[begin Supplied data]
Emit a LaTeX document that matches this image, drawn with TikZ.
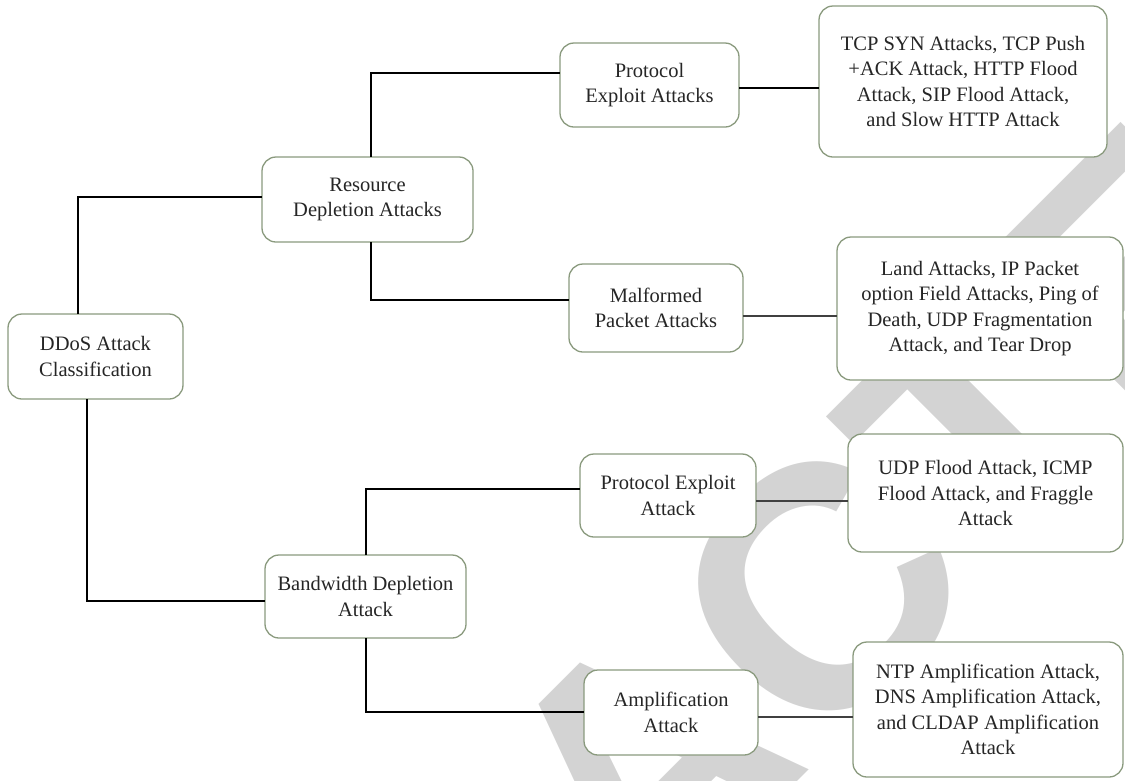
\documentclass[tikz,border=0pt]{standalone}
\usepackage{fontspec}
\setmainfont{Liberation Serif}
\newfontfamily\wmfont{Liberation Sans}
\definecolor{boxc}{HTML}{8A9A7E}
\definecolor{wmgray}{RGB}{211,211,211}
\definecolor{linegray}{HTML}{404040}
\tikzset{
  box/.style={draw=boxc, line width=1.3pt, rounded corners=14pt, fill=white,
    align=center, inner sep=0pt, outer sep=0pt,
    font=\fontsize{20.5}{25.5}\selectfont, text=black!85},
  conn/.style={draw=black, line width=1.3pt},
  connr/.style={draw=linegray, line width=1.9pt},
}
\begin{document}
\begin{tikzpicture}[x=1pt,y=-1pt]
\useasboundingbox (0,0) rectangle (1125,780);
% watermark
\begin{scope}
  \clip (0,0) rectangle (1125,780);
  \node[anchor=base west, rotate=45, inner sep=0pt, outer sep=0pt, text=wmgray,
        font=\wmfont\bfseries\fontsize{345}{345}\selectfont] (wm) at (-24.5,1603.5) {RETRACTED};
\end{scope}
% nodes
\node[box, minimum width=175pt, minimum height=85pt] (ddos) at (95.5,356.5) {DDoS Attack\\Classification};
\node[box, minimum width=211pt, minimum height=85pt] (res) at (367.5,199.5) {Resource\\Depletion Attacks};
\node[box, minimum width=201pt, minimum height=83pt] (band) at (365.5,596.5) {Bandwidth Depletion\\Attack};
\node[box, minimum width=179pt, minimum height=84pt] (pea) at (649.5,85) {Protocol\\Exploit Attacks};
\node[box, minimum width=174pt, minimum height=88pt] (mal) at (656,308) {Malformed\\Packet Attacks};
\node[box, minimum width=176pt, minimum height=83pt] (pe2) at (668,495.5) {Protocol Exploit\\Attack};
\node[box, minimum width=174pt, minimum height=85pt] (amp) at (671,712.5) {Amplification\\Attack};
\node[box, minimum width=288pt, minimum height=151pt] (tcp) at (963,81.5) {TCP SYN Attacks, TCP Push\\+ACK Attack, HTTP Flood\\Attack, SIP Flood Attack,\\and Slow HTTP Attack};
\node[box, minimum width=286pt, minimum height=143pt] (land) at (980,308.5) {Land Attacks, IP Packet\\option Field Attacks, Ping of\\Death, UDP Fragmentation\\Attack, and Tear Drop};
\node[box, minimum width=275pt, minimum height=118pt] (udp) at (985.5,493) {UDP Flood Attack, ICMP\\Flood Attack, and Fraggle\\Attack};
\node[box, minimum width=270pt, minimum height=135pt] (ntp) at (988,709.5) {NTP Amplification Attack,\\DNS Amplification Attack,\\and CLDAP Amplification\\Attack};
% connectors
\draw[conn] (ddos.north -| 78,0) |- (res.west |- 0,197);
\draw[conn] (ddos.south -| 87,0) |- (band.west |- 0,601);
\draw[conn] (res.north -| 371,0) |- (pea.west |- 0,73);
\draw[conn] (res.south -| 371,0) |- (mal.west |- 0,300);
\draw[conn] (band.north -| 366,0) |- (pe2.west |- 0,489);
\draw[conn] (band.south -| 366,0) |- (amp.west |- 0,712);
\draw[conn] (pea.east |- 0,88) -- (tcp.west |- 0,88);
\draw[connr] (mal.east |- 0,316) -- (land.west |- 0,316);
\draw[connr] (pe2.east |- 0,501) -- (udp.west |- 0,501);
\draw[connr] (amp.east |- 0,717) -- (ntp.west |- 0,717);
\end{tikzpicture}
\end{document}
[end Supplied data]
Aim:
Retype each line of the listing above word for word. Exclude the pictures.

Final answer:
Emit a LaTeX document that matches this image, drawn with TikZ.
\documentclass[tikz,border=0pt]{standalone}
\usepackage{fontspec}
\setmainfont{Liberation Serif}
\newfontfamily\wmfont{Liberation Sans}
\definecolor{boxc}{HTML}{8A9A7E}
\definecolor{wmgray}{RGB}{211,211,211}
\definecolor{linegray}{HTML}{404040}
\tikzset{
  box/.style={draw=boxc, line width=1.3pt, rounded corners=14pt, fill=white,
    align=center, inner sep=0pt, outer sep=0pt,
    font=\fontsize{20.5}{25.5}\selectfont, text=black!85},
  conn/.style={draw=black, line width=1.3pt},
  connr/.style={draw=linegray, line width=1.9pt},
}
\begin{document}
\begin{tikzpicture}[x=1pt,y=-1pt]
\useasboundingbox (0,0) rectangle (1125,780);
% watermark
\begin{scope}
  \clip (0,0) rectangle (1125,780);
  \node[anchor=base west, rotate=45, inner sep=0pt, outer sep=0pt, text=wmgray,
        font=\wmfont\bfseries\fontsize{345}{345}\selectfont] (wm) at (-24.5,1603.5) {RETRACTED};
\end{scope}
% nodes
\node[box, minimum width=175pt, minimum height=85pt] (ddos) at (95.5,356.5) {DDoS Attack\\Classification};
\node[box, minimum width=211pt, minimum height=85pt] (res) at (367.5,199.5) {Resource\\Depletion Attacks};
\node[box, minimum width=201pt, minimum height=83pt] (band) at (365.5,596.5) {Bandwidth Depletion\\Attack};
\node[box, minimum width=179pt, minimum height=84pt] (pea) at (649.5,85) {Protocol\\Exploit Attacks};
\node[box, minimum width=174pt, minimum height=88pt] (mal) at (656,308) {Malformed\\Packet Attacks};
\node[box, minimum width=176pt, minimum height=83pt] (pe2) at (668,495.5) {Protocol Exploit\\Attack};
\node[box, minimum width=174pt, minimum height=85pt] (amp) at (671,712.5) {Amplification\\Attack};
\node[box, minimum width=288pt, minimum height=151pt] (tcp) at (963,81.5) {TCP SYN Attacks, TCP Push\\+ACK Attack, HTTP Flood\\Attack, SIP Flood Attack,\\and Slow HTTP Attack};
\node[box, minimum width=286pt, minimum height=143pt] (land) at (980,308.5) {Land Attacks, IP Packet\\option Field Attacks, Ping of\\Death, UDP Fragmentation\\Attack, and Tear Drop};
\node[box, minimum width=275pt, minimum height=118pt] (udp) at (985.5,493) {UDP Flood Attack, ICMP\\Flood Attack, and Fraggle\\Attack};
\node[box, minimum width=270pt, minimum height=135pt] (ntp) at (988,709.5) {NTP Amplification Attack,\\DNS Amplification Attack,\\and CLDAP Amplification\\Attack};
% connectors
\draw[conn] (ddos.north -| 78,0) |- (res.west |- 0,197);
\draw[conn] (ddos.south -| 87,0) |- (band.west |- 0,601);
\draw[conn] (res.north -| 371,0) |- (pea.west |- 0,73);
\draw[conn] (res.south -| 371,0) |- (mal.west |- 0,300);
\draw[conn] (band.north -| 366,0) |- (pe2.west |- 0,489);
\draw[conn] (band.south -| 366,0) |- (amp.west |- 0,712);
\draw[conn] (pea.east |- 0,88) -- (tcp.west |- 0,88);
\draw[connr] (mal.east |- 0,316) -- (land.west |- 0,316);
\draw[connr] (pe2.east |- 0,501) -- (udp.west |- 0,501);
\draw[connr] (amp.east |- 0,717) -- (ntp.west |- 0,717);
\end{tikzpicture}
\end{document}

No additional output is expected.